The Washington Free Beacon reports:
Federal district court judge Stephen Wilson struck down a city ordinance aimed at punishing prospective contractors with ties to the NRA as an infringement on the right to free speech and association. On Tuesday, he ordered city officials to pay for the Second Amendment group’s attorney fees, which totaled nearly $150,000.
“In this case, the text of the Ordinance, the Ordinance’s legislative history, and the concurrent public statements made by the Ordinance’s primary legislative sponsor evince a strong intent to suppress the speech of the NRA,” Wilson ruled in December. “Even though the Ordinance only forces disclosure of activity that may not be expressive, the clear purpose of the disclosure is to undermine the NRA’s explicitly political speech.”

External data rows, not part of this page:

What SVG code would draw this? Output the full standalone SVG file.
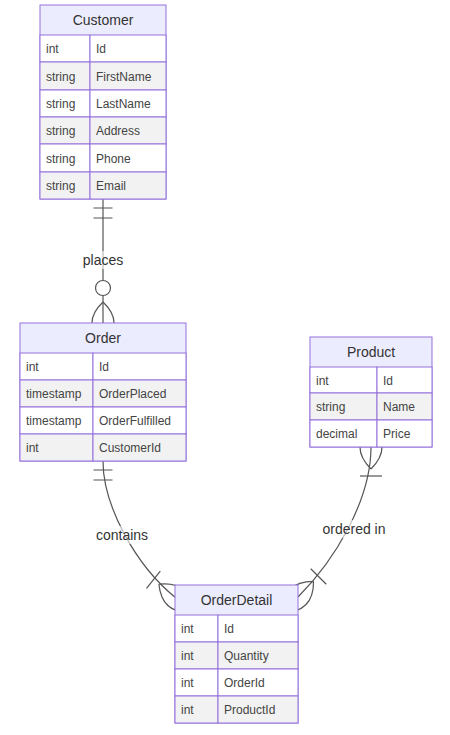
<svg xmlns="http://www.w3.org/2000/svg" width="450" height="735" viewBox="0 0 450 735">
  <style>
    .box{fill:#ECECFF;stroke:#9370DB;stroke-width:1}
    .odd{fill:#ffffff;stroke:#9370DB;stroke-width:1}
    .even{fill:#f2f2f2;stroke:#9370DB;stroke-width:1}
    .title{font-family:"Liberation Sans",Arial,sans-serif;font-size:14px;fill:#333;text-anchor:middle}
    .attr{font-family:"Liberation Sans",Arial,sans-serif;font-size:12px;fill:#444}
    .rel{fill:none;stroke:#555;stroke-width:1.2}
    .mk{fill:none;stroke:#555;stroke-width:1.2}
    .mkc{fill:#fff;stroke:#555;stroke-width:1.2}
    .lbl{font-family:"Liberation Sans",Arial,sans-serif;font-size:14px;fill:#333;text-anchor:middle}
    .lblbg{fill:#fff;fill-opacity:0.6}
  </style>
  <defs>
    <!-- exactly one: two bars before the entity edge -->
    <marker id="onlyOne" markerUnits="userSpaceOnUse" orient="auto-start-reverse" refX="40" refY="20" markerWidth="80" markerHeight="40" overflow="visible">
      <path class="mk" d="M21,10.5 L21,29.5 M31,10.5 L31,29.5"/>
    </marker>
    <!-- zero or more: circle plus crow's foot -->
    <marker id="zeroMany" markerUnits="userSpaceOnUse" orient="auto-start-reverse" refX="40" refY="20" markerWidth="80" markerHeight="40" overflow="visible">
      <path class="mk" d="M19,20 Q40,-2 61,20 Q40,42 19,20"/>
      <circle class="mkc" cx="5" cy="20" r="7.5"/>
    </marker>
    <!-- one or more: bar plus crow's foot -->
    <marker id="oneMany" markerUnits="userSpaceOnUse" orient="auto-start-reverse" refX="40" refY="20" markerWidth="80" markerHeight="40" overflow="visible">
      <path class="mk" d="M11,9 L11,31"/>
      <path class="mk" d="M18,20 Q40,-2 62,20 Q40,42 18,20"/>
    </marker>
  </defs>

  <g id="connectors">
    <path class="rel" d="M103,199 L103,323" marker-start="url(#onlyOne)" marker-end="url(#zeroMany)"/>
    <path class="rel" d="M103,461 C103,505 135,565 176,598" marker-start="url(#onlyOne)" marker-end="url(#oneMany)"/>
    <path class="rel" d="M371,447 C371,500 335,560 298,597" marker-start="url(#oneMany)" marker-end="url(#oneMany)"/>
    <rect class="lblbg" x="81" y="251" width="44" height="18"/>
    <text class="lbl" x="103" y="265">places</text>
    <rect class="lblbg" x="94" y="526" width="56" height="18"/>
    <text class="lbl" x="122" y="540">contains</text>
    <rect class="lblbg" x="318" y="520" width="72" height="18"/>
    <text class="lbl" x="354" y="534">ordered in</text>
  </g>

  <g id="customer">
    <rect class="box" x="40" y="5" width="126" height="194"/>
    <text class="title" x="103" y="25">Customer</text>
    <rect class="odd" x="40" y="35" width="50" height="27"/><rect class="odd" x="90" y="35" width="76" height="27"/>
    <rect class="even" x="40" y="62" width="50" height="28"/><rect class="even" x="90" y="62" width="76" height="28"/>
    <rect class="odd" x="40" y="90" width="50" height="27"/><rect class="odd" x="90" y="90" width="76" height="27"/>
    <rect class="even" x="40" y="117" width="50" height="27"/><rect class="even" x="90" y="117" width="76" height="27"/>
    <rect class="odd" x="40" y="144" width="50" height="28"/><rect class="odd" x="90" y="144" width="76" height="28"/>
    <rect class="even" x="40" y="172" width="50" height="27"/><rect class="even" x="90" y="172" width="76" height="27"/>
    <text class="attr" x="46" y="53">int</text><text class="attr" x="96" y="53">Id</text>
    <text class="attr" x="46" y="80.5">string</text><text class="attr" x="96" y="80.5">FirstName</text>
    <text class="attr" x="46" y="108">string</text><text class="attr" x="96" y="108">LastName</text>
    <text class="attr" x="46" y="135">string</text><text class="attr" x="96" y="135">Address</text>
    <text class="attr" x="46" y="162.5">string</text><text class="attr" x="96" y="162.5">Phone</text>
    <text class="attr" x="46" y="190">string</text><text class="attr" x="96" y="190">Email</text>
  </g>

  <g id="order">
    <rect class="box" x="20" y="323" width="166" height="138"/>
    <text class="title" x="103" y="343">Order</text>
    <rect class="odd" x="20" y="353" width="73" height="27"/><rect class="odd" x="93" y="353" width="93" height="27"/>
    <rect class="even" x="20" y="380" width="73" height="27"/><rect class="even" x="93" y="380" width="93" height="27"/>
    <rect class="odd" x="20" y="407" width="73" height="27"/><rect class="odd" x="93" y="407" width="93" height="27"/>
    <rect class="even" x="20" y="434" width="73" height="27"/><rect class="even" x="93" y="434" width="93" height="27"/>
    <text class="attr" x="26" y="371">int</text><text class="attr" x="99" y="371">Id</text>
    <text class="attr" x="26" y="398">timestamp</text><text class="attr" x="99" y="398">OrderPlaced</text>
    <text class="attr" x="26" y="425">timestamp</text><text class="attr" x="99" y="425">OrderFulfilled</text>
    <text class="attr" x="26" y="452">int</text><text class="attr" x="99" y="452">CustomerId</text>
  </g>

  <g id="product">
    <rect class="box" x="310" y="337" width="122" height="110"/>
    <text class="title" x="371" y="357">Product</text>
    <rect class="odd" x="310" y="367" width="67" height="26"/><rect class="odd" x="377" y="367" width="55" height="26"/>
    <rect class="even" x="310" y="393" width="67" height="27"/><rect class="even" x="377" y="393" width="55" height="27"/>
    <rect class="odd" x="310" y="420" width="67" height="27"/><rect class="odd" x="377" y="420" width="55" height="27"/>
    <text class="attr" x="316" y="384.5">int</text><text class="attr" x="383" y="384.5">Id</text>
    <text class="attr" x="316" y="411">string</text><text class="attr" x="383" y="411">Name</text>
    <text class="attr" x="316" y="438">decimal</text><text class="attr" x="383" y="438">Price</text>
  </g>

  <g id="orderdetail">
    <rect class="box" x="175" y="585" width="123" height="138"/>
    <text class="title" x="236.5" y="605">OrderDetail</text>
    <rect class="odd" x="175" y="615" width="43" height="27"/><rect class="odd" x="218" y="615" width="80" height="27"/>
    <rect class="even" x="175" y="642" width="43" height="27"/><rect class="even" x="218" y="642" width="80" height="27"/>
    <rect class="odd" x="175" y="669" width="43" height="27"/><rect class="odd" x="218" y="669" width="80" height="27"/>
    <rect class="even" x="175" y="696" width="43" height="27"/><rect class="even" x="218" y="696" width="80" height="27"/>
    <text class="attr" x="181" y="633">int</text><text class="attr" x="224" y="633">Id</text>
    <text class="attr" x="181" y="660">int</text><text class="attr" x="224" y="660">Quantity</text>
    <text class="attr" x="181" y="687">int</text><text class="attr" x="224" y="687">OrderId</text>
    <text class="attr" x="181" y="714">int</text><text class="attr" x="224" y="714">ProductId</text>
  </g>
</svg>
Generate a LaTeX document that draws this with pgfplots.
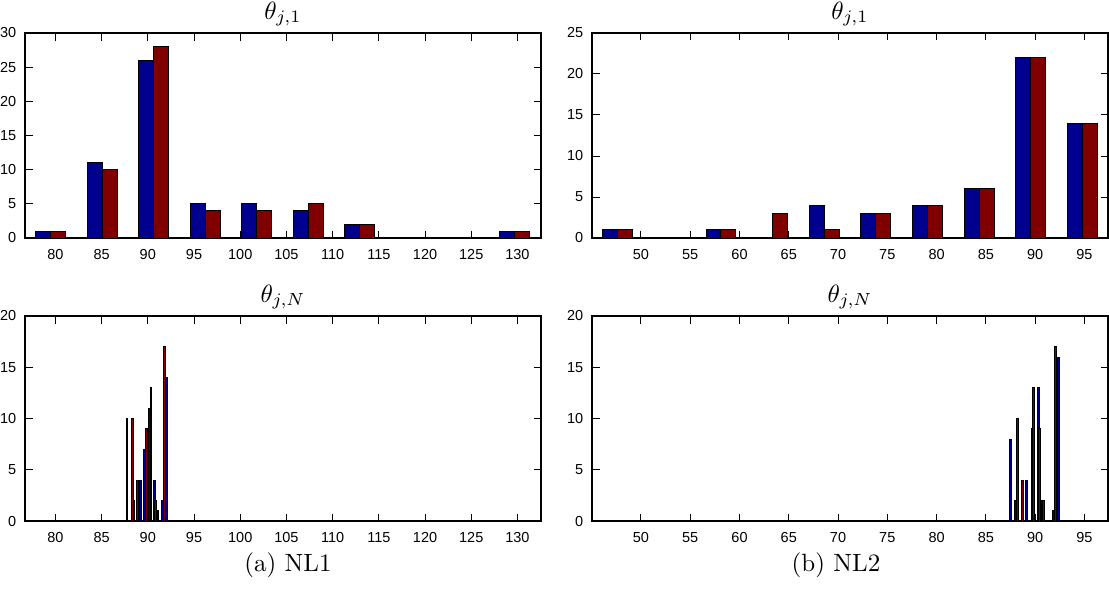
\documentclass[border=0pt]{standalone}
\usepackage{fontspec}
\newfontfamily\tickfont{Liberation Sans}
\usepackage{pgfplots}
\pgfplotsset{compat=1.18}

\definecolor{barblue}{rgb}{0,0,0.56}
\definecolor{barred}{rgb}{0.5,0,0}

\pgfplotsset{
  matfig/.style={
    scale only axis, width=206.4pt, height=82pt,
    anchor=south west,
    axis line style={line width=0.5pt},
    tick align=inside, major tick length=3pt,
    tick style={line width=0.4pt, black},
    tick label style={font=\tickfont\fontsize{5.8}{6.5}\selectfont,
      /pgf/number format/assume math mode=true},
    xticklabel style={yshift=-1pt},
    ymin=0,
    title style={at={(0.5,1)}, anchor=south, yshift=-6.8pt, font=\normalsize},
    every axis plot/.append style={ybar, bar shift=0pt, draw=black, line width=0.4pt},
  },
  leftx/.style={xmin=76.71, xmax=132.55, xtick={80,85,...,130}},
  rightx/.style={xmin=45.03, xmax=97.4, xtick={50,55,...,95}},
}

\begin{document}
\begin{tikzpicture}
\useasboundingbox (0,0) rectangle (443.6pt,236pt);

% (a) NL1, first iteration
\begin{axis}[matfig, leftx, at={(10pt,140.8pt)}, ymax=30, ytick={0,5,...,30},
  title={$\theta_{j,1}$}]
\addplot[fill=barblue, bar width=1.625] coordinates {
  (78.69,1) (84.26,11) (89.83,26) (95.40,5) (100.97,5)
  (106.54,4) (112.11,2) (117.68,0) (123.25,0) (128.82,1)};
\addplot[fill=barred, bar width=1.625] coordinates {
  (80.31,1) (85.88,10) (91.45,28) (97.02,4) (102.59,4)
  (108.16,5) (113.73,2) (119.30,0) (124.87,0) (130.44,1)};
\end{axis}

% (b) NL2, first iteration
\begin{axis}[matfig, rightx, at={(236.8pt,140.8pt)}, ymax=25, ytick={0,5,...,25},
  title={$\theta_{j,1}$}]
\addplot[fill=barblue, bar width=1.52] coordinates {
  (46.89,1) (52.13,0) (57.36,1) (62.60,0) (67.84,4)
  (73.08,3) (78.31,4) (83.55,6) (88.79,22) (94.02,14)};
\addplot[fill=barred, bar width=1.52] coordinates {
  (48.41,1) (53.65,0) (58.88,1) (64.12,3) (69.36,1)
  (74.60,3) (79.83,4) (85.07,6) (90.31,22) (95.54,14)};
\end{axis}

% (a) NL1, last iteration
\begin{axis}[matfig, leftx, at={(10pt,27.6pt)}, ymax=20, ytick={0,5,...,20},
  title={$\theta_{j,N}$}]
\addplot[fill=barblue, bar width=0.2] coordinates {
  (87.75,10) (88.50,2) (89.20,4) (89.65,7) (90.15,11)
  (90.70,4) (91.10,1) (91.60,2) (92.05,14)};
\addplot[fill=barred, bar width=0.2] coordinates {
  (88.30,10) (88.85,4) (89.85,9) (90.35,13) (90.85,2) (91.80,17)};
\end{axis}

% (b) NL2, last iteration
\begin{axis}[matfig, rightx, at={(236.8pt,27.6pt)}, ymax=20, ytick={0,5,...,20},
  title={$\theta_{j,N}$}]
\addplot[fill=barblue, bar width=0.2] coordinates {
  (87.50,8) (88.00,2) (89.10,4) (89.70,9) (90.30,13)
  (90.75,2) (91.85,1) (92.40,16)};
\addplot[fill=barred, bar width=0.2] coordinates {
  (88.20,10) (88.70,4) (89.80,13) (90.40,9) (90.90,2) (92.10,17)};
\end{axis}

\node at (115.2pt,10pt) {(a) NL1};
\node at (334.4pt,10pt) {(b) NL2};
\end{tikzpicture}
\end{document}
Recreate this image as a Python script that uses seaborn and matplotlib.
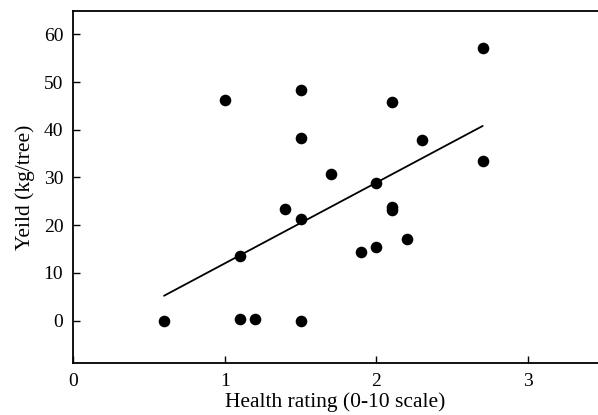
import matplotlib
matplotlib.use("Agg")
import matplotlib.pyplot as plt
import seaborn as sns
import pandas as pd

# Data
health = [0.6, 1.0, 1.1, 1.1, 1.2, 1.4, 1.5, 1.5, 1.5, 1.5, 1.7,
          1.9, 2.0, 2.0, 2.1, 2.1, 2.1, 2.2, 2.3, 2.7, 2.7]
yield_kg = [0.0, 46.3, 13.6, 0.3, 0.4, 23.4, 48.4, 38.3, 21.3, 0.0, 30.7,
            14.3, 28.9, 15.4, 45.8, 23.2, 23.8, 17.1, 37.9, 57.1, 33.4]
fit_x = [0.6, 2.7]
fit_y = [5.2, 40.8]
x_ticks = [0, 1, 2, 3]
y_ticks = [0, 10, 20, 30, 40, 50, 60]

df = pd.DataFrame({"health": health, "yield": yield_kg})
fit = pd.DataFrame({"x": fit_x, "y": fit_y})

sns.set_theme(style="white")
plt.rcParams["font.family"] = ["Liberation Serif", "DejaVu Serif"]

fig = plt.figure(figsize=(5.98, 4.15), dpi=100)
ax = fig.add_axes([73 / 598, 52 / 415, 1 - 73 / 598, (363 - 11) / 415])

sns.lineplot(data=fit, x="x", y="y", ax=ax, color="black", linewidth=1.3)
sns.scatterplot(data=df, x="health", y="yield", ax=ax, color="black",
                s=70, edgecolor="black", linewidth=0, zorder=3)

ax.set_xlim(0, 3.46)
ax.set_ylim(-8.9, 64.9)
ax.set_xticks(x_ticks)
ax.set_yticks(y_ticks)
ax.tick_params(bottom=True, left=True, direction="in", length=5, width=1,
               colors="black", labelsize=14, pad=7)
for side in ["left", "bottom", "top"]:
    ax.spines[side].set_visible(True)
    ax.spines[side].set_color("black")
    ax.spines[side].set_linewidth(1.3)
ax.spines["right"].set_visible(False)

ax.set_xlabel("Health rating (0-10 scale)", fontsize=15.5, color="black", labelpad=2)
ax.set_ylabel("Yeild (kg/tree)", fontsize=15.5, color="black", labelpad=6)

fig.savefig("out.png", dpi=100)
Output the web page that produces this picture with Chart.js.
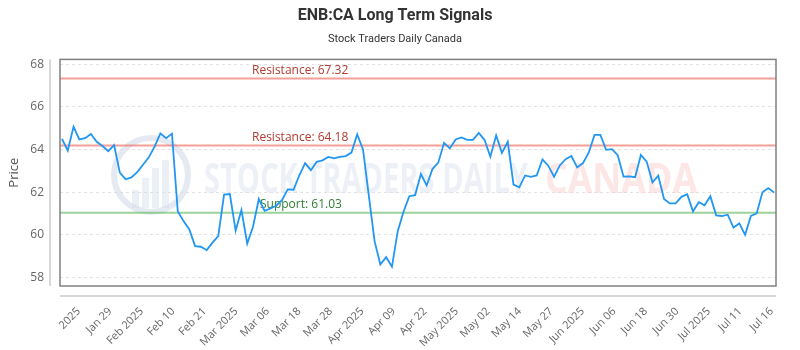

The NRA filed suit against the ordinance shortly after it was implemented in April 2019. Amy Hunter, a spokeswoman for the NRA, told the Washington Free Beacon the rulings prove the city unfairly targeted the group because of its advocacy.
“Violations of any constitutional rights by government officials should carry consequences,” she said. “The courts have rightfully imposed those consequences upon Los Angeles. The NRA will continue our fight and, as always, work to hold politicians accountable.”
The Free Beacon continues:
Los Angeles Ordinance No. 186000 took effect on April 1, 2019, and explicitly stated it was intended to prevent the city from doing business with anyone who had ties to the NRA.
“The City of Los Angeles has enacted ordinances and adopted positions that promote gun safety and sensible gun ownership,” the ordinance reads. “The City’s residents deserve to know if the City’s public funds are spent on contractors that have contractual or sponsorship ties with the NRA. Public funds provided to such contractors undermines the City’s efforts to legislate and promote gun safety.”
City leaders publicly defended the ordinance. In interviews with NPR, Garcetti said he had confidence in the policy while O’Farrell charged that “the NRA’s First Amendment rights remain firmly in place.”
Judge Wilson disagreed, saying, “the City adopted the Ordinance ‘because of disagreement with the message’ of the NRA and with the explicit intent to suppress that message—the Ordinance should therefore be considered a content-based regulation of speech.” The city agreed in February to repeal the ordinance, stop any enforcement of it, and notify contractors they do not have to disclose ties to the NRA.
No jurisdiction should ever have the authority to rob an individual or an organization of its constitutional rights. Justice was clearly served.